Voici le temps de se souvenir de ceux qui ne nous accompagnerons pas pour franchir le seuil de la nouvelle année. En 2010, je crois pouvoir dire que mes pensées musicales vont d'abord à Ljiljana Buttler. La voix de celle qu'on surnommait la "Mère de l'âme gitane" s'est éteinte en avril dernier.
La première fois que j'ai écouté cette voix, je n'ai pu m'empêcher de retenir mes larmes. Il y a de belles voix mais celles qui comme Ljiljana vous font ressentir un choc émotionnel sont encore plus rares ; une voix chaleureuse et en même temps douloureuse, ardente et triste, féminine et grave.
Ljiljana est née à Belgrade en 1944, entourée de parents musiciens : "Ciganine, sviraj, sviraj!", "Gitane, joue de la musique, joue". Sa vie ne fut pas des plus heureuses : abandonnée par son père puis par sa mère, elle monte très jeune sur les planches. A la fin des années 1970, la roue de la chance tourne pour elle : elle devient l'égérie musicale des artistes yougoslaves sans pour autant chercher à enregistrer, se contentant de chanter dans les cabarets. Mais alors que la vie musicale commence à décliner, Ljiljana quitte les Balkans pour une vie anonyme et sans musique en Allemagne. Ljiljana Petrovic se marie et devient Buttler. Elle enregistre en 2002 un superbe album à Mostar la ville-martyr, symbole du déchirement des peuples des Balkans. Une musique comme pour conjurer le sort. Pendant huit années, elle a parcouru les scènes européennes, elle la Mère de l'âme gitane.

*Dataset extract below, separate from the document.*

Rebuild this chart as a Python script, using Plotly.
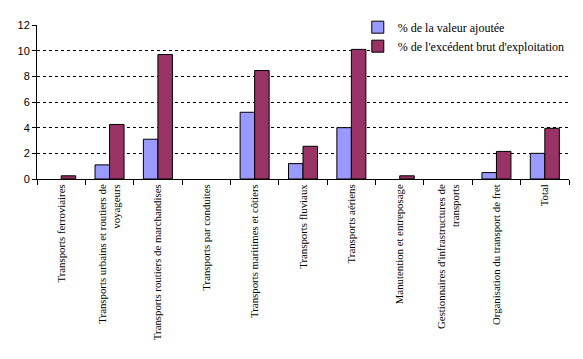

Djelem, djelem daje / Je voyage, maman
Lungo ned dromenca / entamant un long périple
Mala dilem daje / Là où je recontrerai, Maman
Bahtale romenca / des gens heureux.
Dzata tuche daje / Va, Maman
A lendji avlija / Chez eux
Taj guslendje daje / Et Parle,Maman
Sasti familija / à la famille
Saje roma pijen / Tous les gitans boivent
Bare tahtajenca / dans de grands verres
A, o Mujo daje / Mais Mujo, Mamann lui boit
Bare bokalenca / dans une grande cruche!
Il faut écouter le titre qui suit : Ashun daje mori. C'est à mon sens l'une des plus belles pages musicales européennes.
Ecoute, Maman
écoute mon malheur
écoute mon malheur, car nous sommes maudits.
Avec la mort de Ljiljana, décidemment 2010 fut une année sombre pour les Roms. Puisse 2011 leur être davantage propice.